How to implement a union-find (disjoint set) data structure in Coq?

Question

I am quite new to Coq, but for my project I have to use a union-find data structure in Coq. Are there any implementations of the union-find (disjoint set) data structure in Coq?

If not, can someone provide an implementation or some ideas? It doesn't have to be very efficient. (no need to do path compression or all the fancy optimizations) I just need a data structure that can hold an arbitrary data type (or nat if it's too hard) and perform: union and find.

Answer

If all you need is a mathematical model, with no concern for actual performance, I would go for the most straightforward one: a functional map (finite partial function) in which each element optionally links to another element with which it has been merged.

  • If an element links to nothing, then its canonical representative is itself.

  • If an element links to another element, then its canonical representative is the canonical representative of that other element.

Note: in the remaining of this answer, as is standard with union-find, I will assume that elements are simply natural numbers. If you want another type of elements, simply have another map that binds all elements to unique numbers.

Then you would define a function find : UnionFind -> nat -> nat that returns the canonical representative of a given element, by following links as long as you can. Notice that the function would use recursion, whose termination argument is not trivial. To make it happen, I think that the easiest way is to maintain the invariant that a number only links to a lesser number (i.e. if i links to j, then i > j). Then the recursion terminates because, when following links, the current element is a decreasing natural number.

Defining the function union : UnionFind -> nat -> nat -> UnionFind is easier: union m i j simply returns an updated map with max i' j' linking to min i' j', where i' = find m i and j' = find m j.

[Side note on performance: maintaining the invariant means that you cannot adequately choose which of a pair of partitions to merge into the other, based on their ranks; however you can still implement path compression if you want!]

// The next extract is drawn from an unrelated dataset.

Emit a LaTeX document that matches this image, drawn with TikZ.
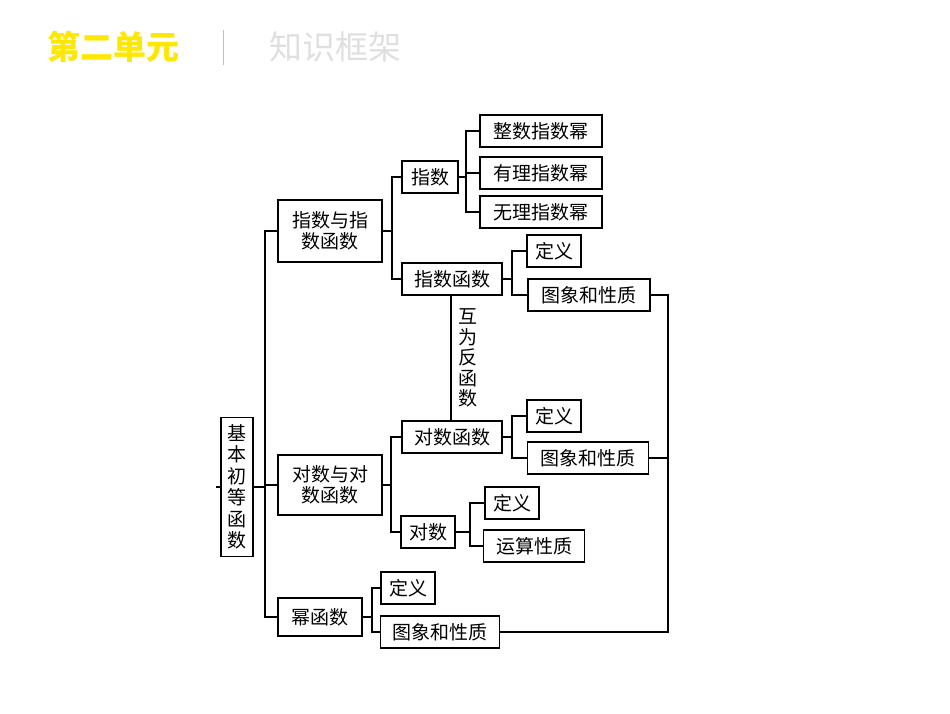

As for which data structure exactly to use for the map: there are several available. The standard library (look under the title FSets) has several implementations (FMapList, FMapPositive and so on) satisfying the interface FMapInterface. The stdpp libray has gmap.

Again if performance is not a concern, just pick the simplest encoding or, more importantly, the one that makes your proofs the simplest. I am thinking of just a list of natural numbers. The positions of the list are the elements in reverse order. The values of the list are offsets, i.e. the number of positions to skip forward in order to reach the target of the link.

  • For an element i linking to j (i > j), the offset is i − j.

  • For a canonical representative, the offset is zero.

With my best pseudo-ASCII-art skills, here is a map where the links are { 6↦2, 4↦2, 3↦0, 2↦1 } and the canonical representatives are { 5, 1, 0 }:

  6   5   4   3   2   1   0   element
  ↓  ↓  ↓  ↓  ↓  ↓  ↓
               /‾‾‾‾‾‾‾‾‾↘
[ 4 ; 0 ; 2 ; 3 ; 1 ; 0 ; 0 ] map
   \       \___↗↗ \_↗
    \___________/

The motivation is that the invariant discussed above is then enforced structurally. Hence, there is hope that find could actually be defined by structural induction (on the structure of the list), and have termination for free.


A related paper is: Sylvain Conchon and Jean-Christophe Filliâtre. A Persistent Union-Find Data Structure. In ACM SIGPLAN Workshop on ML.

It describes the implementation of an efficient union-find data structure in ML, that is persistent from the user perspective, but uses mutation internally. What may be more interesting for you, is that they prove it correct in Coq, which implies that they have a Coq model for union-find. However, this model reflects the memory store for the imperative program that they seek to prove correct. I'm not sure how applicable it is to your problem.